**Exercise requirements**
Print exactly the lines from the first one down to the line that contains "(0,0) rectangle (742,882);", both included, and skip the pictures.
───── Data ─────
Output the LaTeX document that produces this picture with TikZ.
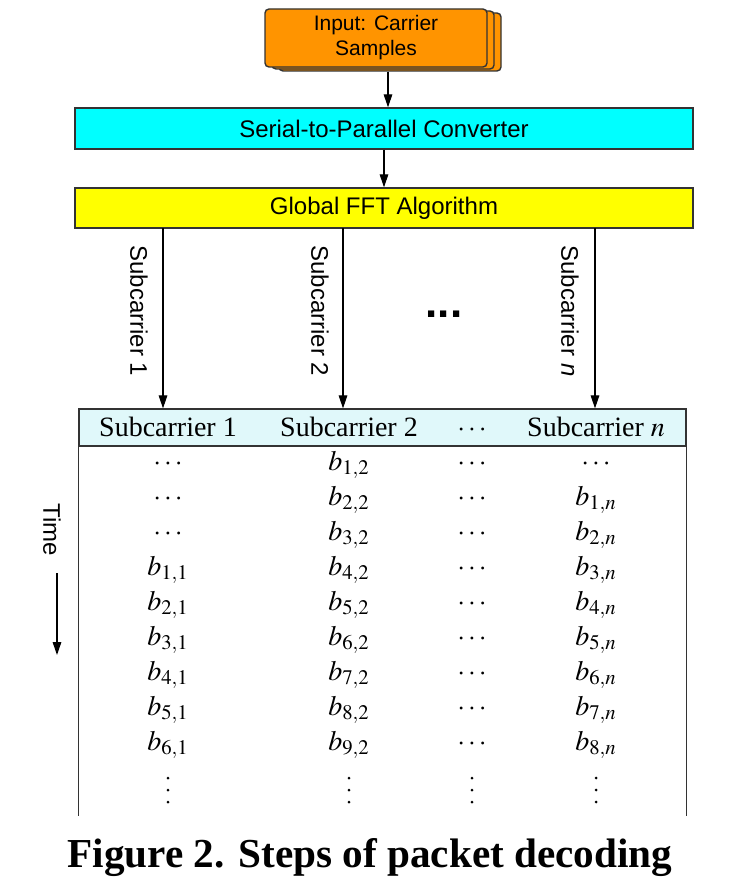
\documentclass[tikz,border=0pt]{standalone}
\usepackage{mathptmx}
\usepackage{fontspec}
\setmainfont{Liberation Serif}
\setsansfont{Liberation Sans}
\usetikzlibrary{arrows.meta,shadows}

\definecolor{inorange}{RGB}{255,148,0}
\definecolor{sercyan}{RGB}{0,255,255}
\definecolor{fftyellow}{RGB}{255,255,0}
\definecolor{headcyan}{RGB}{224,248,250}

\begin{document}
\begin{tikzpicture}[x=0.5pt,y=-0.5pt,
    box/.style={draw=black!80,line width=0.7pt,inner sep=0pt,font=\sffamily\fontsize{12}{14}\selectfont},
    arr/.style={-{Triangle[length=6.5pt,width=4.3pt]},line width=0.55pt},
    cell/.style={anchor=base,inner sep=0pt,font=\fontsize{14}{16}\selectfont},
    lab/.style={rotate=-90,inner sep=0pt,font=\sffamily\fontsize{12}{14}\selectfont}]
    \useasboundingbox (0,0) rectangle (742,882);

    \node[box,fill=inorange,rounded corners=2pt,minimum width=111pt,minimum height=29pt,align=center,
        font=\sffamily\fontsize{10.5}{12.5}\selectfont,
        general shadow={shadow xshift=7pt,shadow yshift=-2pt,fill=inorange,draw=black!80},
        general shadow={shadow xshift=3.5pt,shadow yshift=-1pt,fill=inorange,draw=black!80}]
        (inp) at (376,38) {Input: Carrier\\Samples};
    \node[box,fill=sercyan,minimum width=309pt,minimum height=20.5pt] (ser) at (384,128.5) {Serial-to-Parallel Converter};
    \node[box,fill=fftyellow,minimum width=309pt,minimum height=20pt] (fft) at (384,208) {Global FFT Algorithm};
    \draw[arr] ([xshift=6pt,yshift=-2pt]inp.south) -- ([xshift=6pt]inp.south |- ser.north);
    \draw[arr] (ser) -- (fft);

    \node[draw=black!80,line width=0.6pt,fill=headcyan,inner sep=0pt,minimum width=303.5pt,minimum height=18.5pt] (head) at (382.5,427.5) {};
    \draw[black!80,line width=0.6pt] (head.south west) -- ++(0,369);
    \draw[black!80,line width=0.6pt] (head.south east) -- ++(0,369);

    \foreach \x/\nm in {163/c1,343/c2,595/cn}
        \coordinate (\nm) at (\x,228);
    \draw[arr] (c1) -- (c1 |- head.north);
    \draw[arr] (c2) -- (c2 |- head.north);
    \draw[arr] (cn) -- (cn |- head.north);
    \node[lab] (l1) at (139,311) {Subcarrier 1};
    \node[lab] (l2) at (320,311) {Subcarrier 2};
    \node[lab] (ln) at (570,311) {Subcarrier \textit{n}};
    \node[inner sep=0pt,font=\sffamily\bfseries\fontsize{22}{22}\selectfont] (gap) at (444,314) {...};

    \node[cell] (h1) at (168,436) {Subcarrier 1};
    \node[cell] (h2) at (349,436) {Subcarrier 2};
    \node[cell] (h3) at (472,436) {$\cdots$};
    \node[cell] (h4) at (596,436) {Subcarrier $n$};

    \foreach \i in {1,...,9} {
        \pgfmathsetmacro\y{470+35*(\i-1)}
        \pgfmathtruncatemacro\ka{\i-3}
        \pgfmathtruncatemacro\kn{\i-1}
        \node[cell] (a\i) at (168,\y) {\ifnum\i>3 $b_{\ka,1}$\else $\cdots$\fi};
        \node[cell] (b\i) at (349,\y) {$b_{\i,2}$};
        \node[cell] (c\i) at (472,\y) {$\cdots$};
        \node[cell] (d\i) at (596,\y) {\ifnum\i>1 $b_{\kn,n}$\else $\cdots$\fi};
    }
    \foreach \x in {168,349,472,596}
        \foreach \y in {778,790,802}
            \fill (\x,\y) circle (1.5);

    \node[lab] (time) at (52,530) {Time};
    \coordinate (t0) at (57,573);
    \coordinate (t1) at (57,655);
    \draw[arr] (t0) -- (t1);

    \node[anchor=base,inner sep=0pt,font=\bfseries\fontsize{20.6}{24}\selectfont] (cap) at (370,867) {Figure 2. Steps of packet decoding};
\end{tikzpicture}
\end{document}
─────
**Correct result**
Output the LaTeX document that produces this picture with TikZ.
\documentclass[tikz,border=0pt]{standalone}
\usepackage{mathptmx}
\usepackage{fontspec}
\setmainfont{Liberation Serif}
\setsansfont{Liberation Sans}
\usetikzlibrary{arrows.meta,shadows}

\definecolor{inorange}{RGB}{255,148,0}
\definecolor{sercyan}{RGB}{0,255,255}
\definecolor{fftyellow}{RGB}{255,255,0}
\definecolor{headcyan}{RGB}{224,248,250}

\begin{document}
\begin{tikzpicture}[x=0.5pt,y=-0.5pt,
    box/.style={draw=black!80,line width=0.7pt,inner sep=0pt,font=\sffamily\fontsize{12}{14}\selectfont},
    arr/.style={-{Triangle[length=6.5pt,width=4.3pt]},line width=0.55pt},
    cell/.style={anchor=base,inner sep=0pt,font=\fontsize{14}{16}\selectfont},
    lab/.style={rotate=-90,inner sep=0pt,font=\sffamily\fontsize{12}{14}\selectfont}]
    \useasboundingbox (0,0) rectangle (742,882);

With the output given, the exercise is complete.